This week I got a chance to step back in time with a copy of the Mearns Leader from 1938, courtesy of a reader who was having a clear-out.
The reader kindly handed in an edition of the Leader from June 10, 1938, and it’s a fascinating read.
As a ‘‘modern’’ journalist, I was nevertheless hooked by the old newspaper sitting on my desk and a chance to step back in time over 70 year.
This edition of ‘The Mearns Leader and Kincardineshire Mail’ (which was registered at the general post office as a newspaper) cost one penny and was 16 pages long.
The pages contain a total of 15 separate pictures, all in black and white of course.
Last week’s edition had no fewer than 52 images, with colour throughout.
Diving into the 1938 edition, there are a plethora of stories which makes it hard to imagine that war would break out in Europe little more than a year later.
Then as now, the Mearns Leader was a local paper at the very heart of the community.
Inside in 1938, the Kincardineshire Weekly Review was where Mearns Leader correspondents reported some of the latest news from areas in Fettercairn, Johnshaven, Luthermuir, Inverbervie and St Cyrus.
On the front page sits the headline ‘Striking Tribute to the late Mr R. L Crabb’, a former bank agent in Auchenblae (spelt Auchinblae) and Stonehaven and honorary Sheriff-Substitute.
The article starts: “The scythe of the Grim Reaper has taken heavy toll in Stonehaven recently, and on Sunday another highly respected citizen passed away in the person of Mr Robert Lawson Crabb, Pitneil, Bath Street.
“He was a great servant to the profession to which he belonged and was an outstanding example of that kind of man, perhaps not too common, who placed the intesrests of other people just as high as his own,’ said Sheriff J. D, Dallas.”

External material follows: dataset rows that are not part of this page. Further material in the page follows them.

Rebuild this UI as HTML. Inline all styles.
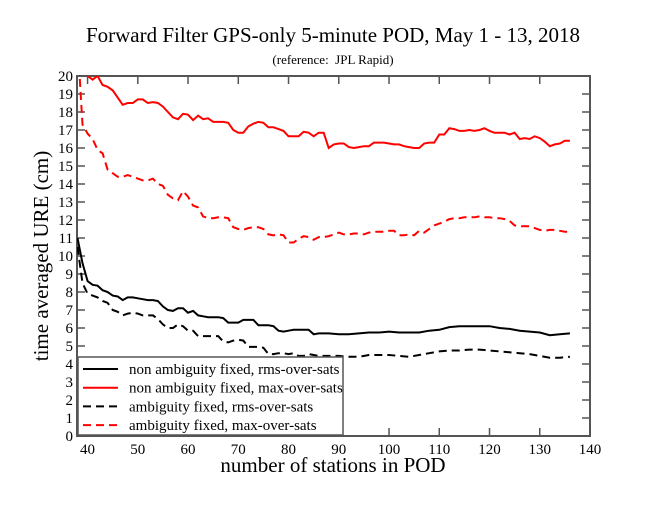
<!DOCTYPE html>
<html><head><meta charset="utf-8"><style>
html,body{margin:0;padding:0;background:#fff;}
svg text{font-family:"Liberation Serif",serif;fill:#000;}
</style></head><body>
<svg id="chart" width="664" height="513" viewBox="0 0 664 513">
<defs><clipPath id="pc"><rect x="77" y="76" width="513" height="360"/></clipPath></defs>
<text x="333" y="42" font-size="21" text-anchor="middle">Forward Filter GPS-only 5-minute POD, May 1 - 13, 2018</text>
<text x="333" y="64" font-size="13" text-anchor="middle">(reference:&#160; JPL Rapid)</text>
<text transform="translate(48,256) rotate(-90)" font-size="21" text-anchor="middle">time averaged URE (cm)</text>
<text x="333" y="472" font-size="21" text-anchor="middle">number of stations in POD</text>
<g id="axes"></g>
<g id="series" clip-path="url(#pc)"></g>
<g id="legend"></g>
</svg>
<script>
const xTicks=[40,50,60,70,80,90,100,110,120,130,140];
const yTicks=[0,1,2,3,4,5,6,7,8,9,10,11,12,13,14,15,16,17,18,19,20];
const xRed=[38,39,40,41,42,43,44,45,46,47,48,49,50,51,52,53,54,55,56,57,58,59,60,61,62,63,64,65,66,67,68,69,70,71,72,73,74,75,76,77,78,79,80,81,82,83,84,85,86,87,88,89,90,91,92,93,94,95,96,97,98,99,100,101,102,103,104,105,106,107,108,109,110,111,112,113,114,115,116,117,118,119,120,121,122,123,124,125,126,127,128,129,130,131,132,133,134,135,136];
const redSolid=[22,20.5,20,19.8,20,19.5,19.4,19.2,18.8,18.4,18.5,18.5,18.7,18.7,18.5,18.55,18.5,18.3,18,17.7,17.6,17.9,17.85,17.55,17.8,17.6,17.65,17.45,17.45,17.45,17.4,17.0,16.85,16.85,17.2,17.35,17.45,17.4,17.15,17.15,17.05,16.95,16.65,16.65,16.65,16.9,16.85,16.65,16.85,16.85,16.0,16.2,16.25,16.25,16.05,16.0,16.05,16.1,16.1,16.3,16.3,16.3,16.25,16.2,16.2,16.1,16.05,16.0,16.0,16.25,16.3,16.3,16.75,16.75,17.1,17.05,16.95,16.95,17.0,16.95,17.0,17.1,16.95,16.85,16.85,16.85,16.75,16.85,16.5,16.55,16.5,16.65,16.55,16.35,16.1,16.2,16.25,16.4,16.4];
const redDashed=[22,17.3,16.8,16.5,15.9,15.7,14.8,14.6,14.4,14.4,14.5,14.4,14.3,14.2,14.2,14.3,14.0,13.9,13.4,13.2,13.1,13.6,13.3,12.8,12.7,12.2,12.1,12.1,12.15,12.15,12.1,11.6,11.5,11.45,11.55,11.6,11.6,11.5,11.2,11.15,11.2,11.15,10.75,10.75,10.95,11.1,11.05,10.9,11.05,11.05,11.1,11.2,11.3,11.2,11.2,11.25,11.25,11.2,11.3,11.35,11.35,11.35,11.4,11.4,11.15,11.15,11.2,11.15,11.4,11.3,11.5,11.7,11.8,11.9,12.05,12.1,12.1,12.15,12.15,12.15,12.2,12.15,12.15,12.1,12.1,12.05,11.95,11.7,11.65,11.65,11.65,11.55,11.45,11.4,11.45,11.45,11.4,11.35,11.35];
const xBlack=[38,39,40,41,42,43,44,45,46,47,48,49,50,51,52,53,54,55,56,57,58,59,60,61,62,63,64,65,66,67,68,69,70,71,72,73,74,75,76,77,78,79,80,81,82,83,84,85,86,87,88,90,92,94,96,98,100,102,104,106,108,110,112,114,116,118,120,122,124,126,128,130,132,134,136];
const blackSolid=[11,9.6,8.6,8.4,8.35,8.1,8.0,7.8,7.75,7.55,7.7,7.7,7.65,7.6,7.55,7.55,7.5,7.2,7.0,6.95,7.1,7.1,6.85,6.95,6.7,6.65,6.6,6.6,6.6,6.55,6.3,6.3,6.3,6.45,6.45,6.45,6.15,6.15,6.15,6.1,5.85,5.8,5.85,5.9,5.9,5.9,5.9,5.65,5.7,5.7,5.7,5.65,5.65,5.7,5.75,5.75,5.8,5.75,5.75,5.75,5.85,5.9,6.05,6.1,6.1,6.1,6.1,6.0,5.95,5.85,5.8,5.75,5.6,5.65,5.7];
const blackDashed=[10.5,8.5,7.9,7.8,7.7,7.5,7.4,7.0,6.9,6.7,6.8,6.85,6.8,6.7,6.7,6.7,6.5,6.2,6.0,6.0,6.2,6.1,5.85,5.85,5.55,5.55,5.55,5.55,5.55,5.25,5.2,5.3,5.35,5.3,4.95,4.95,4.95,4.9,4.55,4.55,4.6,4.6,4.55,4.6,4.45,4.45,4.55,4.5,4.45,4.45,4.45,4.45,4.4,4.4,4.5,4.5,4.5,4.45,4.4,4.5,4.6,4.7,4.75,4.75,4.8,4.8,4.75,4.7,4.65,4.6,4.55,4.45,4.35,4.35,4.4];
const legendLabels=["non ambiguity fixed, rms-over-sats","non ambiguity fixed, max-over-sats","ambiguity fixed, rms-over-sats","ambiguity fixed, max-over-sats"];

const NS="http://www.w3.org/2000/svg";
const L=77,R=590,T=76,B=436,XMIN=37.9,XMAX=140,YMIN=0,YMAX=20;
function sx(v){return L+(v-XMIN)/(XMAX-XMIN)*(R-L);}
function sy(v){return B-(v-YMIN)/(YMAX-YMIN)*(B-T);}
function mk(tag,attrs,parent){const e=document.createElementNS(NS,tag);for(const k in attrs)e.setAttribute(k,attrs[k]);parent.appendChild(e);return e;}
const axes=document.getElementById('axes');
const frame=mk('rect',{x:L,y:T,width:R-L,height:B-T,fill:'none',stroke:'#555','stroke-width':2},axes);


xTicks.forEach(t=>{
  const x=sx(t);
  const tk=mk('path',{d:`M${x},${B}v-8M${x},${T}v8`,stroke:'#555','stroke-width':1.5},axes);
  
  
  const lb=mk('text',{x:x,y:B+18,'font-size':15,'text-anchor':'middle'},axes);
  lb.textContent=t;
  
  
});
yTicks.forEach(t=>{
  const y=sy(t);
  const tk=mk('path',{d:`M${L},${y}h8M${R},${y}h-8`,stroke:'#555','stroke-width':1.5},axes);
  
  
  const lb=mk('text',{x:L-4,y:y+5,'font-size':15,'text-anchor':'end'},axes);
  lb.textContent=t;
  
  
});
const ser=document.getElementById('series');
function line(xs,ys,color,dash,name){
  const d=ys.map((v,i)=>(i?'L':'M')+sx(xs[i]).toFixed(1)+','+sy(v).toFixed(1)).join('');
  const p=mk('path',{d:d,fill:'none',stroke:color,'stroke-width':2,'stroke-dasharray':dash},ser);
  
  
}
line(xRed,redSolid,'#f00','none','series-non-ambiguity-max');
line(xRed,redDashed,'#f00','8,5','series-ambiguity-max');
line(xBlack,blackSolid,'#000','none','series-non-ambiguity-rms');
line(xBlack,blackDashed,'#000','8,5','series-ambiguity-rms');
const lg=document.getElementById('legend');
const box=mk('rect',{x:78,y:357,width:265,height:78,fill:'#fff',stroke:'#555','stroke-width':1.5},lg);


const lc=['#000','#f00','#000','#f00'],ld=['none','none','8,5','8,5'];
legendLabels.forEach((t,i)=>{
  const y=369+i*18.7;
  const s=mk('line',{x1:83,x2:118,y1:y,y2:y,stroke:lc[i],'stroke-width':2,'stroke-dasharray':ld[i]},lg);
  
  
  const tx=mk('text',{x:129,y:y+5,'font-size':15},lg);
  tx.textContent=t;
  
  
});
</script>
</body></html>
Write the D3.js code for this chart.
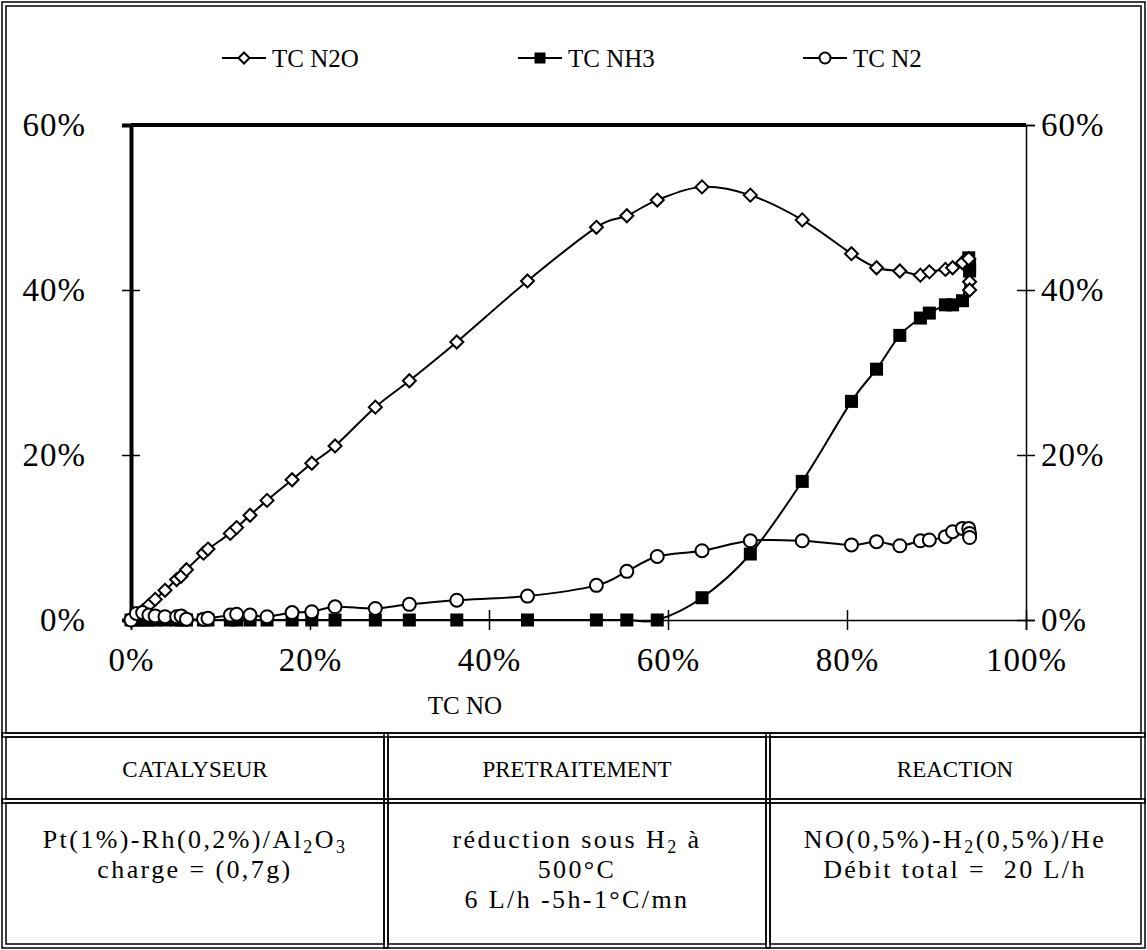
<!DOCTYPE html>
<html>
<head>
<meta charset="utf-8">
<script src="https://cdn.jsdelivr.net/npm/d3@7"></script>
<style>
  body { margin: 0; background: #fff; }
  svg text { font-family: "Liberation Serif", "DejaVu Serif", serif; fill: #000; }
</style>
</head>
<body>
<div class="chart"></div>
<script>
var svgWidth = 1147;
var svgHeight = 950;

// TC NO (x), shared by the three series, in %
var tcNO = [0, 0.6, 1.3, 2.0, 2.7, 3.8, 5.1, 5.6, 6.2, 8.1, 8.6, 11.1, 11.8, 13.3, 15.2, 18.0, 20.2, 22.8,
    27.3, 31.1, 36.4, 44.3, 52.0, 55.4, 58.8, 63.8, 69.2, 75.0, 80.5, 83.3, 85.9, 88.2, 89.2, 91.0,
    91.8, 92.9, 93.6, 93.7, 93.7];
var tcN2O = [0, 0.5, 1.1, 1.8, 2.5, 3.6, 4.9, 5.3, 6.1, 8.1, 8.6, 10.5, 11.2, 12.7, 14.5, 17.0, 19.0, 21.1,
    25.8, 29.0, 33.7, 41.1, 47.6, 49.0, 50.9, 52.5, 51.5, 48.5, 44.4, 42.7, 42.3, 41.8, 42.2, 42.5,
    42.7, 43.3, 43.8, 41.0, 40.0];
var tcNH3 = [0, 0, 0, 0, 0, 0, 0, 0, 0, 0, 0, 0, 0, 0, 0, 0, 0, 0,
    0, 0, 0, 0, 0, 0, 0, 2.7, 8.0, 16.8, 26.5, 30.4, 34.5, 36.6, 37.2, 38.2,
    38.2, 38.7, 43.9, 43.0, 42.3];
var tcN2 = [0, 0.8, 0.9, 0.6, 0.5, 0.4, 0.4, 0.5, 0.1, 0.1, 0.2, 0.6, 0.7, 0.6, 0.4, 0.9, 1.0, 1.6,
    1.4, 1.9, 2.4, 2.9, 4.2, 5.9, 7.7, 8.4, 9.6, 9.6, 9.1, 9.5, 9.0, 9.6, 9.7, 10.1,
    10.7, 11.1, 11.1, 10.5, 10.0];

var xTicks = [0, 0.2, 0.4, 0.6, 0.8, 1.0];
var yTicks = [0, 0.2, 0.4, 0.6];

var seriesNames = ["TC N2O", "TC NH3", "TC N2"];
var seriesValues = [tcN2O, tcNH3, tcN2];
var seriesMarkers = ["diamond", "square", "circle"];

var svg = d3.select(".chart")
    .append("svg")
    .attr("width", svgWidth)
    .attr("height", svgHeight);

var xScale = d3.scaleLinear().domain([0, 1]).range([131, 1026]);
var yScale = d3.scaleLinear().domain([0, 0.6]).range([620, 125]);

// double frame lines
function doubleRect(x, y, w, h) {
    svg.append("rect").attr("x", x).attr("y", y).attr("width", w).attr("height", h)
        .attr("fill", "none").attr("stroke", "#000").attr("stroke-width", 1.5);
    svg.append("rect").attr("x", x + 4).attr("y", y + 4).attr("width", w - 8).attr("height", h - 8)
        .attr("fill", "none").attr("stroke", "#000").attr("stroke-width", 1.5);
}
doubleRect(2, 2, 1143, 735);
doubleRect(2, 733, 386, 70);
doubleRect(384, 733, 386, 70);
doubleRect(766, 733, 379, 70);
doubleRect(2, 799, 386, 149);
doubleRect(384, 799, 386, 149);
doubleRect(766, 799, 379, 149);

// axes
var bottomAxis = d3.axisBottom(xScale).tickValues(xTicks).tickFormat(d3.format(".0%"))
    .tickSize(10).tickPadding(18);
var gx = svg.append("g").attr("transform", "translate(0,620)").call(bottomAxis);
gx.select(".domain").attr("stroke-width", 1.5);
gx.selectAll(".tick line").attr("y1", -10).attr("stroke-width", 1.5);
gx.selectAll(".tick text").attr("font-size", 33).attr("letter-spacing", 1)
    .attr("font-family", "Liberation Serif");

var leftAxis = d3.axisLeft(yScale).tickValues(yTicks).tickFormat(d3.format(".0%"))
    .tickSize(9).tickPadding(36);
var gy = svg.append("g").attr("transform", "translate(131,0)").call(leftAxis);
gy.select(".domain").attr("stroke-width", 4);
gy.selectAll(".tick line").attr("x1", 9).attr("stroke-width", 1.5);
gy.selectAll(".tick text").attr("font-size", 33).attr("letter-spacing", 1)
    .attr("font-family", "Liberation Serif");

var rightAxis = d3.axisRight(yScale).tickValues(yTicks).tickFormat(d3.format(".0%"))
    .tickSize(9).tickPadding(6);
var gr = svg.append("g").attr("transform", "translate(1026,0)").call(rightAxis);
gr.select(".domain").attr("stroke-width", 1.5);
gr.selectAll(".tick line").attr("x1", -9).attr("stroke-width", 1.5);
gr.selectAll(".tick text").attr("font-size", 33).attr("letter-spacing", 1)
    .attr("font-family", "Liberation Serif");

// thick top border of plot area
svg.append("line")
    .attr("x1", xScale(0)).attr("x2", xScale(1))
    .attr("y1", yScale(0.6)).attr("y2", yScale(0.6))
    .attr("stroke", "#000").attr("stroke-width", 4);

svg.append("text")
    .attr("x", 465).attr("y", 714)
    .attr("text-anchor", "middle")
    .attr("font-size", 25)
    .text("TC NO");

// markers
function drawMarker(g, type, cx, cy, s) {
    if (type === "diamond") {
        g.append("path")
            .attr("d", `M${cx},${cy - s}L${cx + s},${cy}L${cx},${cy + s}L${cx - s},${cy}Z`)
            .attr("fill", "#fff").attr("stroke", "#000").attr("stroke-width", 2);
    } else if (type === "square") {
        g.append("rect")
            .attr("x", cx - s).attr("y", cy - s).attr("width", 2 * s).attr("height", 2 * s)
            .attr("fill", "#000");
    } else {
        g.append("circle")
            .attr("cx", cx).attr("cy", cy).attr("r", s)
            .attr("fill", "#fff").attr("stroke", "#000").attr("stroke-width", 2);
    }
}

var markerSize = { diamond: 6.5, square: 6.5, circle: 6.5 };

var line = d3.line()
    .x(d => xScale(d[0] / 100))
    .y(d => yScale(d[1] / 100))
    .curve(d3.curveCatmullRom.alpha(0));

var plot = svg.append("g");
seriesValues.forEach(function(vals, i) {
    var pts = tcNO.map((x, j) => [x, vals[j]]);
    plot.append("path")
        .attr("d", line(pts))
        .attr("fill", "none")
        .attr("stroke", "#000")
        .attr("stroke-width", 2);
});
// squares first, then diamonds, circles on top
[1, 0, 2].forEach(function(i) {
    var g = plot.append("g");
    tcNO.forEach(function(x, j) {
        drawMarker(g, seriesMarkers[i], xScale(x / 100), yScale(seriesValues[i][j] / 100), markerSize[seriesMarkers[i]]);
    });
});

// legend
var legendX = [222, 518, 803];
seriesNames.forEach(function(name, i) {
    var g = svg.append("g");
    g.append("line")
        .attr("x1", legendX[i]).attr("x2", legendX[i] + 44)
        .attr("y1", 58).attr("y2", 58)
        .attr("stroke", "#000").attr("stroke-width", 2);
    drawMarker(g, seriesMarkers[i], legendX[i] + 22, 58, 5.5);
    g.append("text")
        .attr("x", legendX[i] + 50).attr("y", 67)
        .attr("font-size", 25)
        .text(name);
});

// table
var headers = ["CATALYSEUR", "PRETRAITEMENT", "REACTION"];
var colCenters = [195, 577, 955];
headers.forEach(function(h, i) {
    svg.append("text")
        .attr("x", colCenters[i]).attr("y", 777)
        .attr("text-anchor", "middle")
        .attr("font-size", 23)
        .text(h);
});

function cellText(x, y, parts) {
    var t = svg.append("text")
        .attr("x", x).attr("y", y)
        .attr("text-anchor", "middle")
        .attr("font-size", 26)
        .attr("letter-spacing", 2.4);
    var shift = 0;
    parts.forEach(function(p) {
        if (typeof p === "string") {
            t.append("tspan").attr("dy", -shift).text(p);
            shift = 0;
        } else {
            t.append("tspan").attr("font-size", 18).attr("dy", 5).text(p.sub);
            shift = 5;
        }
    });
}

cellText(195, 848, ["Pt(1%)-Rh(0,2%)/Al", {sub: "2"}, "O", {sub: "3"}]);
cellText(195, 878, ["charge = (0,7g)"]);
cellText(577, 848, ["réduction sous H", {sub: "2"}, " à"]);
cellText(577, 878, ["500°C"]);
cellText(577, 908, ["6 L/h -5h-1°C/mn"]);
cellText(955, 848, ["NO(0,5%)-H", {sub: "2"}, "(0,5%)/He"]);
cellText(955, 878, ["Débit total =\u00a0 20 L/h"]);
</script>
</body>
</html>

The eagle eyed among you may have already noticed a coincidence between the Pictures from the Past on page 10 of today’s edition being from the year 1938.
You’ll find a picture of the parade from the opening air swimming pool in the Mearns Leader and a picture of the Laurencekirk East Church womans guild in the Observer.
Editor’s note: What strikes me the most about the edition from 1938 is that my predecessor of the time was keen to have the newspaper at the heart of the community.
In that respect, nothing has changed after 76 years.
It’s also unusual to see so many photos in a weekly newspaper from the 1930s, which suggests either it was an usually heavy week for them or the Leader was blessed with a staff photographer.
Given huge leaps in technology, one wonders how the comparison will be made 70 years from now?